Supplied data
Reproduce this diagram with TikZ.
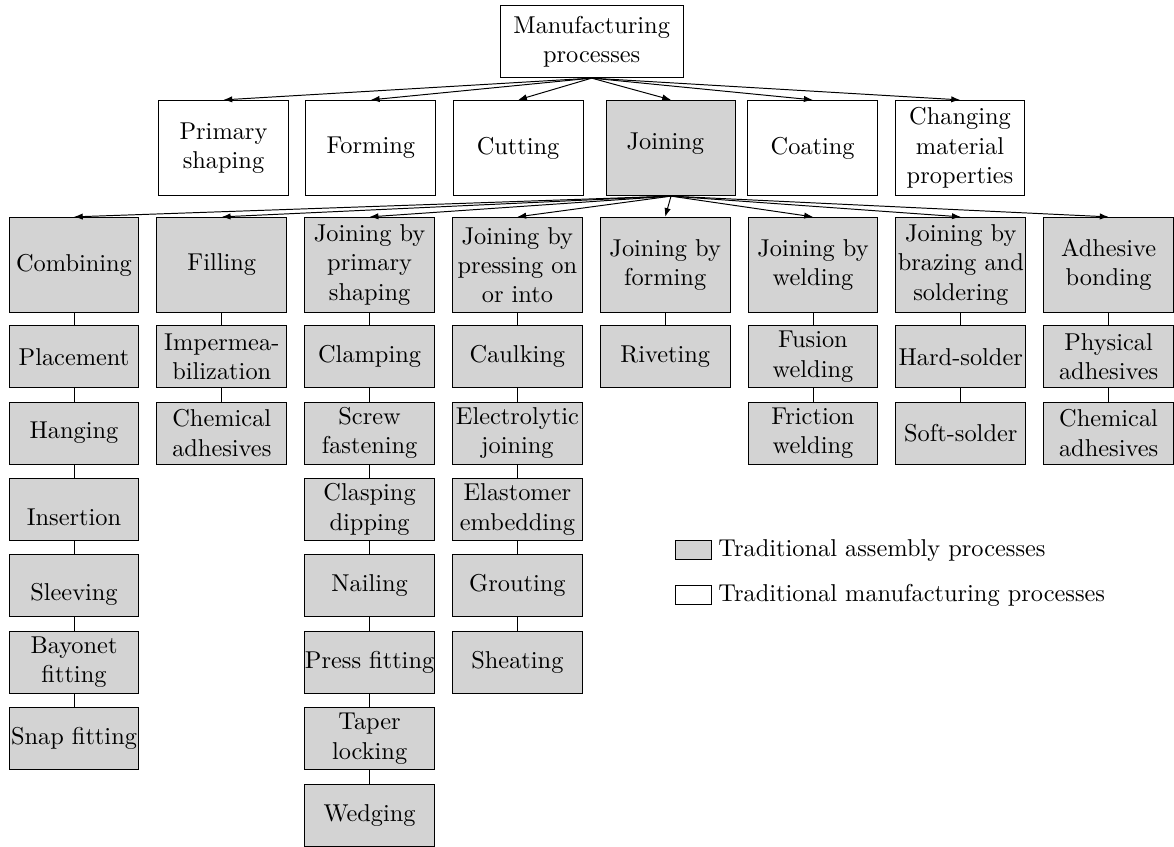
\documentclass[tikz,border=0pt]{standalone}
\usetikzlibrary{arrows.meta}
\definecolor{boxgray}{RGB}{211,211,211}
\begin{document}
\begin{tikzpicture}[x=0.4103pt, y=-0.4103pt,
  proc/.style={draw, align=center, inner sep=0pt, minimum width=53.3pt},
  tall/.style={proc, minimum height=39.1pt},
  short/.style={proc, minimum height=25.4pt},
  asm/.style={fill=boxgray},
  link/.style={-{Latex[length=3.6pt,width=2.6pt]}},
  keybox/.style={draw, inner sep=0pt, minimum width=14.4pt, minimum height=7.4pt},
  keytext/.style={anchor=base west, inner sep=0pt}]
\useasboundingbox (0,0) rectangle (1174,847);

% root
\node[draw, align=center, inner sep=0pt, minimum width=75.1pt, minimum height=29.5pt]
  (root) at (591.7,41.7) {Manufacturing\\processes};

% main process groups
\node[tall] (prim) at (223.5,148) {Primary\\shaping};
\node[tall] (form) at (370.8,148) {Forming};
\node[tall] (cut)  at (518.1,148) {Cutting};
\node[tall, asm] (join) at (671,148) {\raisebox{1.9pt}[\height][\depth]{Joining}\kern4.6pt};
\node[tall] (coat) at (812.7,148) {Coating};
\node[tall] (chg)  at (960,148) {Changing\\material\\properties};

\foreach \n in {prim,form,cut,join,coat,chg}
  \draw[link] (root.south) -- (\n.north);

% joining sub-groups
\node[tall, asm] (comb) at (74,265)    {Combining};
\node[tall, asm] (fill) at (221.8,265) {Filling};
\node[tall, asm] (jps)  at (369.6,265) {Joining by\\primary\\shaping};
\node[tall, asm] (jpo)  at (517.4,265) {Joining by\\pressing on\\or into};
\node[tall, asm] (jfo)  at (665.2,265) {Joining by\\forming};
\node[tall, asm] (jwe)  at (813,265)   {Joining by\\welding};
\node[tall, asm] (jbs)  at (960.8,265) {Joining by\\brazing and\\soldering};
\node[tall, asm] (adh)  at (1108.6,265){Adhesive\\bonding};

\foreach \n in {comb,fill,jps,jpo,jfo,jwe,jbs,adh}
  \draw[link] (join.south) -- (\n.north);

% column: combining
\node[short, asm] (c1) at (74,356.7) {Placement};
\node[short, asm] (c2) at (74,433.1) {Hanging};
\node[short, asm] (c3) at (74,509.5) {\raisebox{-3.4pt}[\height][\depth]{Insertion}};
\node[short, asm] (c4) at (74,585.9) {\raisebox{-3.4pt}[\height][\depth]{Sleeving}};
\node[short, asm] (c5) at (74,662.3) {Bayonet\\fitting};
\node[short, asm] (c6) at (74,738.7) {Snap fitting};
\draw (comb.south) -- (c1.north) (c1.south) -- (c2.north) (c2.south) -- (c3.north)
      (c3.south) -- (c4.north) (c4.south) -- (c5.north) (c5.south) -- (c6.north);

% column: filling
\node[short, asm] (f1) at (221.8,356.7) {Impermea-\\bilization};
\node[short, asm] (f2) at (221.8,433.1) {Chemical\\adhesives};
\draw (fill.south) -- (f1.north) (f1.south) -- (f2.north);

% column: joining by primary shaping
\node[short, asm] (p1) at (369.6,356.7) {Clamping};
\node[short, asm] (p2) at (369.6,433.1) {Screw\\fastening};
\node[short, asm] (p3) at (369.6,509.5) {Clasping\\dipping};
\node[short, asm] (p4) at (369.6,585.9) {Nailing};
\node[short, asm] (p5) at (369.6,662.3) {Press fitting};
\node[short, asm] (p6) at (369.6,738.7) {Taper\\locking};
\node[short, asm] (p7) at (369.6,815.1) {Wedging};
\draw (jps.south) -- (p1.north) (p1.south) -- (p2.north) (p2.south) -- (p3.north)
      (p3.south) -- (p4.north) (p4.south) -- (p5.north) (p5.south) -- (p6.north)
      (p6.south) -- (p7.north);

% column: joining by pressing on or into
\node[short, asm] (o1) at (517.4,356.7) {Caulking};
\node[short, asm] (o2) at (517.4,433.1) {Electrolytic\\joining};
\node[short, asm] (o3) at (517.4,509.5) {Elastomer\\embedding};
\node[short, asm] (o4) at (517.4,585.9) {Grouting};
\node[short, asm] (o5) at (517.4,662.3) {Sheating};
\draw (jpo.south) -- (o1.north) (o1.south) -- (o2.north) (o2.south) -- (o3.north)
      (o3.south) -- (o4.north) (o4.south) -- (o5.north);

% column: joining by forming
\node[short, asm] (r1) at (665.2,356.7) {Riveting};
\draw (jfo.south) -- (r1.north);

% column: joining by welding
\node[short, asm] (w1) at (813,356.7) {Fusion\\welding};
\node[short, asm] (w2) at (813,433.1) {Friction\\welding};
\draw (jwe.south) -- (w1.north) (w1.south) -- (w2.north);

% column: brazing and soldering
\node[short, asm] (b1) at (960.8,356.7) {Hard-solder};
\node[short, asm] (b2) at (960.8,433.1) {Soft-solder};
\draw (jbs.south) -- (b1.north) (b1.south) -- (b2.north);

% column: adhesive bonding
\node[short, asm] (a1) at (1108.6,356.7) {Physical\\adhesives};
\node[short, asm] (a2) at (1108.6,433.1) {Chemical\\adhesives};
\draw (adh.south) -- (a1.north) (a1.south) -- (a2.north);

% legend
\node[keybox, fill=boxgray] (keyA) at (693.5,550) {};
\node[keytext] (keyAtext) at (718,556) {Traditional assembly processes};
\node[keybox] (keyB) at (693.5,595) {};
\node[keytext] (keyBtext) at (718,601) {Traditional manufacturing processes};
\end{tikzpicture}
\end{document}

Exercise directions
Without the pictures, please reproduce each line of the listing above exactly, from the first one through the line bearing "(join.south) -- (\n.north);".

Reply
Reproduce this diagram with TikZ.
\documentclass[tikz,border=0pt]{standalone}
\usetikzlibrary{arrows.meta}
\definecolor{boxgray}{RGB}{211,211,211}
\begin{document}
\begin{tikzpicture}[x=0.4103pt, y=-0.4103pt,
  proc/.style={draw, align=center, inner sep=0pt, minimum width=53.3pt},
  tall/.style={proc, minimum height=39.1pt},
  short/.style={proc, minimum height=25.4pt},
  asm/.style={fill=boxgray},
  link/.style={-{Latex[length=3.6pt,width=2.6pt]}},
  keybox/.style={draw, inner sep=0pt, minimum width=14.4pt, minimum height=7.4pt},
  keytext/.style={anchor=base west, inner sep=0pt}]
\useasboundingbox (0,0) rectangle (1174,847);

% root
\node[draw, align=center, inner sep=0pt, minimum width=75.1pt, minimum height=29.5pt]
  (root) at (591.7,41.7) {Manufacturing\\processes};

% main process groups
\node[tall] (prim) at (223.5,148) {Primary\\shaping};
\node[tall] (form) at (370.8,148) {Forming};
\node[tall] (cut)  at (518.1,148) {Cutting};
\node[tall, asm] (join) at (671,148) {\raisebox{1.9pt}[\height][\depth]{Joining}\kern4.6pt};
\node[tall] (coat) at (812.7,148) {Coating};
\node[tall] (chg)  at (960,148) {Changing\\material\\properties};

\foreach \n in {prim,form,cut,join,coat,chg}
  \draw[link] (root.south) -- (\n.north);

% joining sub-groups
\node[tall, asm] (comb) at (74,265)    {Combining};
\node[tall, asm] (fill) at (221.8,265) {Filling};
\node[tall, asm] (jps)  at (369.6,265) {Joining by\\primary\\shaping};
\node[tall, asm] (jpo)  at (517.4,265) {Joining by\\pressing on\\or into};
\node[tall, asm] (jfo)  at (665.2,265) {Joining by\\forming};
\node[tall, asm] (jwe)  at (813,265)   {Joining by\\welding};
\node[tall, asm] (jbs)  at (960.8,265) {Joining by\\brazing and\\soldering};
\node[tall, asm] (adh)  at (1108.6,265){Adhesive\\bonding};

\foreach \n in {comb,fill,jps,jpo,jfo,jwe,jbs,adh}
  \draw[link] (join.south) -- (\n.north);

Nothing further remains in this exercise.